Ressources et soutiens pour les journalistes au Soudan

  • L'UNESCO a élaboré un guide sur la sécurité utile pour les journalistes travaillant dans des environnements dangereux.

  • Le Rory Peck Trust apporte un soutien pratique et financier aux journalistes indépendants et à leurs familles dans le monde entier. Il leur fournit également une assistance en temps de crise et les aide à travailler en toute sécurité et de manière professionnelle lorsqu'ils couvrent des conflits.

  • Fonds d'urgence d'Internews : Internews a lancé une campagne de collecte de fonds pour les journalistes du Soudan par le biais de son Fonds d'urgence. La campagne vise à fournir un soutien financier aux journalistes, des équipements de sécurité, des médicaments et un soutien psychologique.

  • Le Fonds de sécurité de la Fédération internationale des journalistes apporte un soutien financier aux journalistes travaillant dans des zones dangereuses ou en conflit, y compris au Soudan.

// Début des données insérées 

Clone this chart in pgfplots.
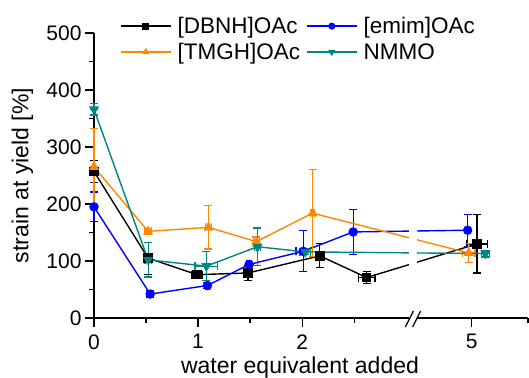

  • Le Reporters Respond Fund est un fonds d'urgence qui fournit une aide directe ainsi qu'un soutien et des conseils juridiques liés à la sécurité des journalistes et des organisations médiatiques.

  • Journalists in Distress dresse la liste des principaux fonds et organisations qui soutiennent les journalistes travaillant dans des zones de conflit.


Photos fournies par le journaliste soudanais Salem Al-Hashemi.

Cet article a d’abord été publié sur IJNet en arabe.